Though, for us, it was not the USSR but the Northern Alliance in Afghanistan and Dr Najeeb’s government in Kabul that were the main hurdles in reaping the crops of Afghan jihad. The new goal was to liberate Kashmir from Indian occupation. I actively participated in all electoral campaigns which were held in the 1990s; these included fundraising schemes for Kashmir jihad and student activism on campuses. Today, most of my father’s’ friends have tired of this endless struggle, become grievous of the growing elitism in the Jama’at environment, or cried over Jama’at’s current leadership, which deviated from its original ideology and the path set by Mawdudi. Some negotiated space between Jama’at activism –their own business and politics – and negotiated their current positions within the Jama’at by switching from more political activism to more dawah and social activism. Still, others left of their own accord or were expelled over growing differences with the ideology and strategy of the Jama’at. I am witness to the introduction of Javed Ahmad Ghamidi and his students steadily making their way through their audio lectures and booklets in our home library. My father and his friends would never allow me to read Ghamidi’s books or listen to his lectures. These, he insisted, were based on a deviation from Mawdudi’s ideology and were based on the intent to harm the Jama’at cause.

Through this connection, in the mid-1990s, I faced the same attitude and response from my father as he confronted his father: to my grandfather, my father’s defiance was a serious offence because he was deviating from the traditional Islam as was told and narrated to them by the village imams and ulama. To my father, my defiance was substantial because I deviated from the most modern interpretation, ideology and strategy of an Islamist movement, which were Mawdudi and the Jama’at. My grandfather accused my father of creating havoc in the original religion; my father accused me not only of deviating from Islam but also from Mawdudi’s political Islam.
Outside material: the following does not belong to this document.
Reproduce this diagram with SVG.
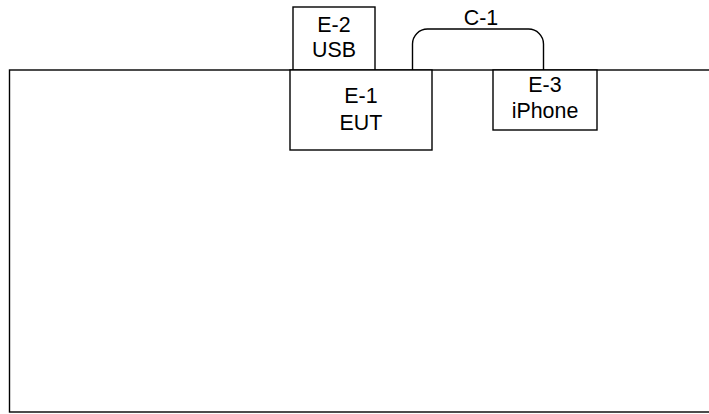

At the time, it was not an academic argument (which it would later become) that enabled us to pass through competing understandings of Islam, and its relation to state and society—my grandfather’s insistence on traditional Islam, my father’s commitment to Mawdudi’s Islamism, and my own introduction to Ghamidi and his ideas. These were religious tensions within and without. We experienced these tensions but could not describe them in academic terms. I see this incessant dissent, rupture, discontinuity, change, transformation, mutation and deviation as a normal pattern within my own lived Islam, and not an exception found only in the modern Western world.